9 février 2003 -- 5ème dimanche "B"
Jb
7,1...7; 1 Co 9,16...23; Mc 1,29-39
Homélie
Dans l'Évangile de Marc,
Jésus, tout de suite après son baptême, ses quarante jours au désert et le
choix de ses premiers disciples, retourne en Galilée. Marc raconte alors une suite rapide d'événements
que l'on serait tenté d'intituler, en utilisant une expression moderne : "une
journée dans la vie de Jésus de Nazareth". Ces vingt-quatre heures sont fort bien remplies.
Le matin du sabbat Jésus enseigne dans la synagogue de Capharnaüm et y guérit
un possédé (c'est l'Évangile de dimanche dernier); puis il se rend à la maison
de Simon et André et y guérit la belle-mère de Simon. Le même soir on lui amène de nombreux malades
à guérir. Vers la fin de la nuit il se rend sur la montagne pour prier. Les frères viennent pour le chercher, mais il leur répond qu'il doit
aller dans les villages voisins. C'est vraiment beaucoup en vingt-quatre heures! Essayons de percevoir quelques-uns des enseignements que Marc veut
transmettre, ou plutôt des enseignements de Jésus à ses premiers disciples.
La belle-mère de Pierre
souffrait de la fièvre, ce qui était alors conçu comme une forme de possession. D'ailleurs le mot grec utilisé pour désigner la fièvre est de la même
racine que le mot "feu" et le mot "zèle". Il y a sans doute ici une allusion au zèle ardent du prophète Élie,
le prophète de feu (Sir. 48, 1-3.9; 1 Rois 19,10.14) qui fit périr de sa main
les 450 prophètes de Baal, et à celui des disciples de Jésus qui voulaient
un jour faire descendre le feu du ciel sur ceux qui n'avaient pas reçu son
message. Jésus veut montrer à ses disciples que cette
fièvre, cet ardeur destructrice, doit être étrangère à ceux qui veulent le
suivre. Elle doit faire place à un
esprit de service. Délivrée de sa
fièvre, la belle-mère de Simon se met en effet à les servir.

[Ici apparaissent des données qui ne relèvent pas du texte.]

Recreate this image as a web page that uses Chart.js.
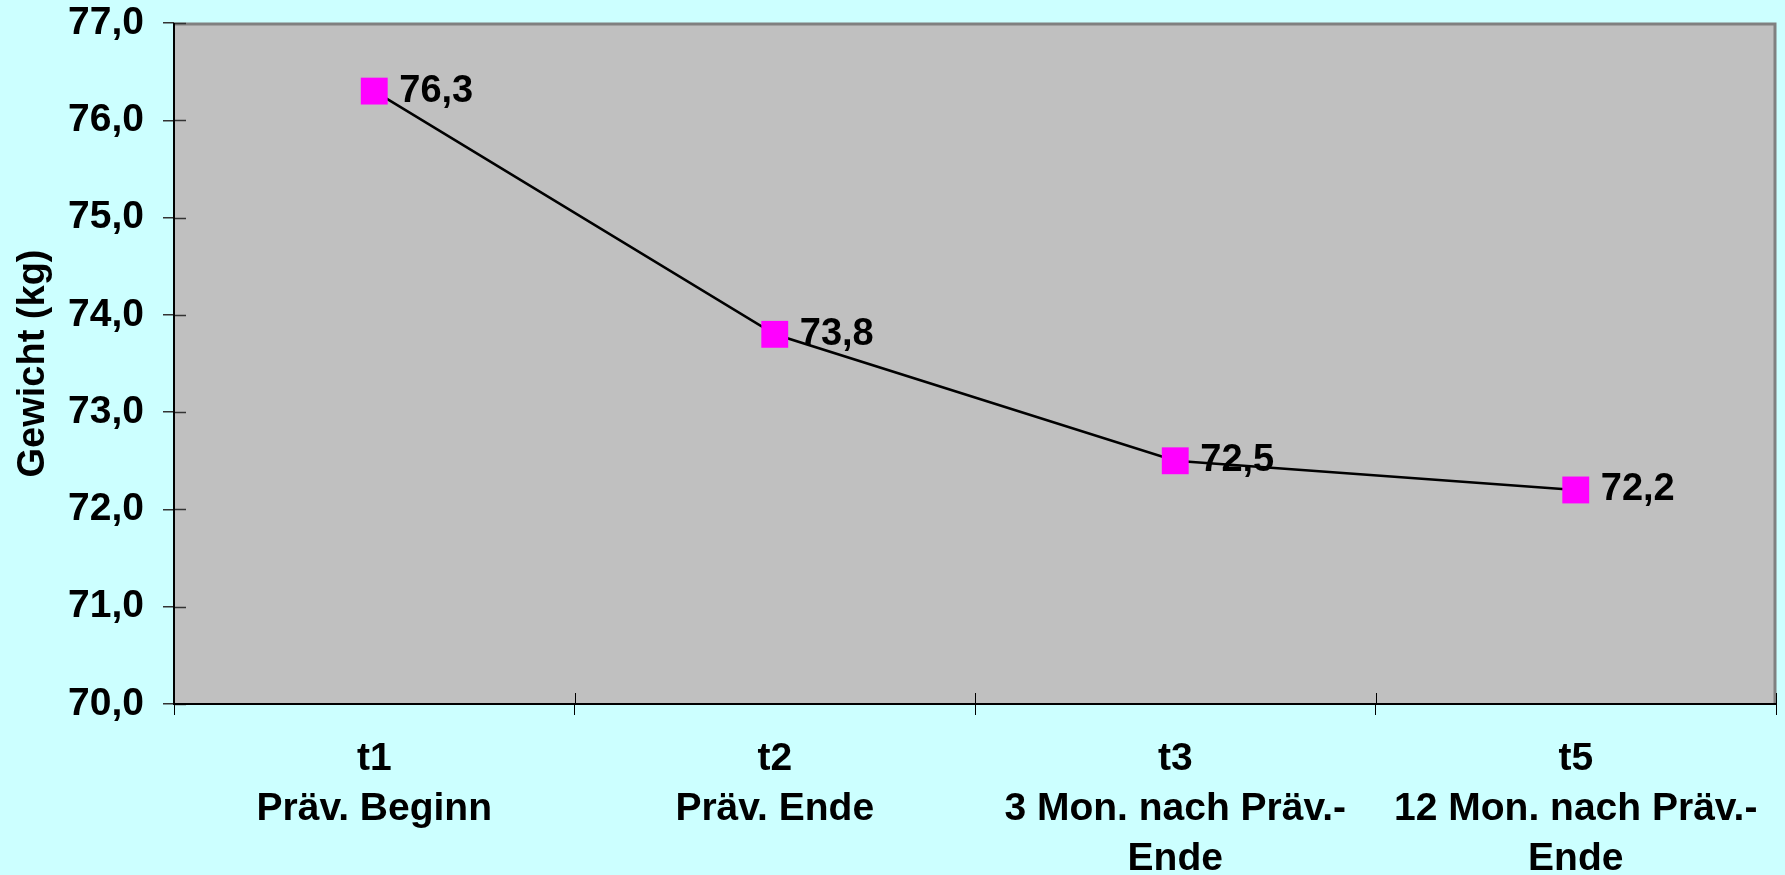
<!DOCTYPE html>
<html>
<head>
<meta charset="utf-8">
<script src="https://cdn.jsdelivr.net/npm/chart.js@4/dist/chart.umd.min.js"></script>
<style>
  html, body { margin: 0; padding: 0; background: #CCFFFF; overflow: hidden; }
  #wrap { width: 1785px; height: 875px; position: relative; }
  #c { display: block; }
</style>
</head>
<body>
<div id="wrap"><canvas id="c" width="1785" height="875"></canvas></div>
<script>
// Measurement points and their descriptions
const categories = [
  ['t1', 'Präv. Beginn'],
  ['t2', 'Präv. Ende'],
  ['t3', '3 Mon. nach Präv.-', 'Ende'],
  ['t5', '12 Mon. nach Präv.-', 'Ende']
];
// Mean body weight in kg
const weights = [76.3, 73.8, 72.5, 72.2];
// Value axis range
const yMin = 70;
const yMax = 77;
const yStep = 1;
const yTitle = 'Gewicht (kg)';

const FONT = "'Liberation Sans', Arial, sans-serif";
const fmt = v => Number(v).toFixed(1).replace('.', ',');

// Grey plot area with a darker frame on top and right
const plotFrame = {
  id: 'plotFrame',
  beforeDatasetsDraw(chart) {
    const { ctx, chartArea: a } = chart;
    ctx.save();
    ctx.fillStyle = '#C0C0C0';
    ctx.fillRect(a.left, a.top, a.right - a.left, a.bottom - a.top);
    ctx.strokeStyle = '#808080';
    ctx.lineWidth = 3;
    ctx.beginPath();
    ctx.moveTo(a.left, a.top + 1);
    ctx.lineTo(a.right - 1, a.top + 1);
    ctx.lineTo(a.right - 1, a.bottom);
    ctx.stroke();
    // inner halves of the tick marks (they cross the axis lines)
    ctx.strokeStyle = '#333333';
    ctx.lineWidth = 1.5;
    const ys = chart.scales.y;
    ys.ticks.forEach(t => {
      const py = Math.round(ys.getPixelForValue(t.value)) + 0.5;
      ctx.beginPath();
      ctx.moveTo(a.left, py);
      ctx.lineTo(a.left + 12, py);
      ctx.stroke();
    });
    const xs = chart.scales.x;
    const n = categories.length;
    ctx.strokeStyle = '#000000';
    ctx.lineWidth = 1;
    for (let i = 0; i <= n; i++) {
      const px = Math.round(xs.left + i * (xs.width / n)) + 0.5;
      ctx.beginPath();
      ctx.moveTo(px, a.bottom);
      ctx.lineTo(px, a.bottom - 11);
      ctx.stroke();
    }
    // axis lines
    ctx.strokeStyle = '#000000';
    ctx.lineWidth = 2;
    ctx.beginPath();
    ctx.moveTo(a.left, a.top);
    ctx.lineTo(a.left, a.bottom);
    ctx.lineTo(a.right, a.bottom);
    ctx.stroke();
    ctx.restore();
  }
};

// Value labels right of each marker
const valueLabels = {
  id: 'valueLabels',
  afterDatasetsDraw(chart) {
    const { ctx } = chart;
    const meta = chart.getDatasetMeta(0);
    ctx.save();
    ctx.font = 'bold 38px ' + FONT;
    ctx.fillStyle = '#000000';
    ctx.textAlign = 'left';
    ctx.textBaseline = 'middle';
    meta.data.forEach((pt, i) => {
      ctx.fillText(fmt(chart.data.datasets[0].data[i]), pt.x + 25, pt.y);
    });
    ctx.restore();
  }
};

new Chart(document.getElementById('c'), {
  type: 'line',
  data: {
    labels: categories,
    datasets: [{
      data: weights,
      borderColor: '#000000',
      borderWidth: 2.5,
      pointStyle: 'rect',
      pointRadius: 19,
      pointHoverRadius: 19,
      pointBackgroundColor: '#FF00FF',
      pointBorderColor: '#FF00FF',
      pointBorderWidth: 0,
      tension: 0
    }]
  },
  options: {
    responsive: false,
    animation: false,
    events: [],
    layout: { autoPadding: false, padding: { top: 23, right: 9, bottom: 0, left: 0 } },
    plugins: {
      legend: { display: false },
      tooltip: { enabled: false }
    },
    scales: {
      x: {
        type: 'category',
        offset: true,
        border: { display: false },
        grid: {
          offset: true,
          drawOnChartArea: false,
          drawTicks: true,
          tickLength: 11,
          color: '#000000',
          lineWidth: 1
        },
        ticks: {
          color: '#000000',
          font: { family: FONT, size: 39, weight: 'bold', lineHeight: 1.28 },
          padding: 19,
          maxRotation: 0,
          autoSkip: false
        },
        afterFit(scale) {
          scale.height = 171;
          scale.paddingLeft = 0;
          scale.paddingRight = 0;
        }
      },
      y: {
        min: yMin,
        max: yMax,
        border: { display: false },
        grid: {
          drawOnChartArea: false,
          drawTicks: true,
          tickLength: 11,
          color: '#333333',
          lineWidth: 1.5
        },
        ticks: {
          stepSize: yStep,
          color: '#000000',
          font: { family: FONT, size: 39, weight: 'bold' },
          padding: 19,
          callback: v => fmt(v)
        },
        title: {
          display: true,
          text: yTitle,
          color: '#000000',
          font: { family: FONT, size: 38, weight: 'bold' },
          padding: { top: 11, bottom: 0 }
        },
        afterFit(scale) {
          scale.width = 174;
          scale.paddingTop = 0;
          scale.paddingBottom = 0;
        }
      }
    }
  },
  plugins: [plotFrame, valueLabels]
});
</script>
</body>
</html>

Que ce soit dans nos relations
interpersonnelles ou dans celles entre les confessions religieuses ou entre
les nations, toute ardeur à condamner les autres, à leur imposer nos points
de vue, à faire pleuvoir sur eux (moralement ou même physiquement) le feu
du ciel, est en opposition avec le message de Jésus. Toute "frappe préventive" de l'autre
soit pour le ramener au juste chemin soit pour se protéger soi-même est un
crime contre l'humanité, telle que Jésus la conçoit.
Contrairement à cette
"hybris" qui, de nos jours comme il y a près de trois-quarts
de siècle, risque de faire sombrer dans une violence cauchemardesque le monde
qui se croit civilisé, Jésus choisit la voie du service, de l'humilité et
de la prière. Alors que ses débuts
à la synagogue de Capharnaüm étaient un grand succès, il quitte ce lieu public
pour se rendre dans la maison privée d'un de ses disciples. Et lorsque les guérisons accomplies en cet
endroit le rendent encore plus populaire il quitte cet endroit pour se réfugier
dans la prière et la solitude avant de partir pour les humbles bourgades de
la région.
Paul de Tarse, comme Élie
plusieurs siècles auparavant, était prêt à tuer au nom de Dieu, jusqu'au jour
où une lumière foudroyante, sur le chemin de Damas, le délivra de cette fièvre
meurtrière. C'est avec cette liberté
nouvelle qu'il écrira plusieurs années plus tard aux Corinthiens : "libre
à l'égard de tous, je me suis fait le serviteur de tous afin d'en gagner le
plus grand nombre possible" (2ème lecture d'aujourd'hui). Comme la belle-mère de Pierre, il peut servir lorsqu'il est libéré
de sa fièvre.
Nous célébrons aujourd'hui
la journée mondiale des malades. Prions
pour tous les malades, mais spécialement pour les victimes du SIDA, si nombreux
en particulier en Afrique, où ils sont presque tous laissés sans traitement,
alors qu'ils pourraient être grandement soulagés si on leur consacrait une
toute petite partie des milliards de dollars dépensés pour la guerre. Prions pour que les chefs des nations qui se préparent à faire pleuvoir
le feu et les bombes sur d'autres nations rencontrent, sur leur chemin de
Damas, la même lumière que Paul rencontra, qui les guérisse de leur fièvre
guerrière et les transforme en serviteurs de l'humanité.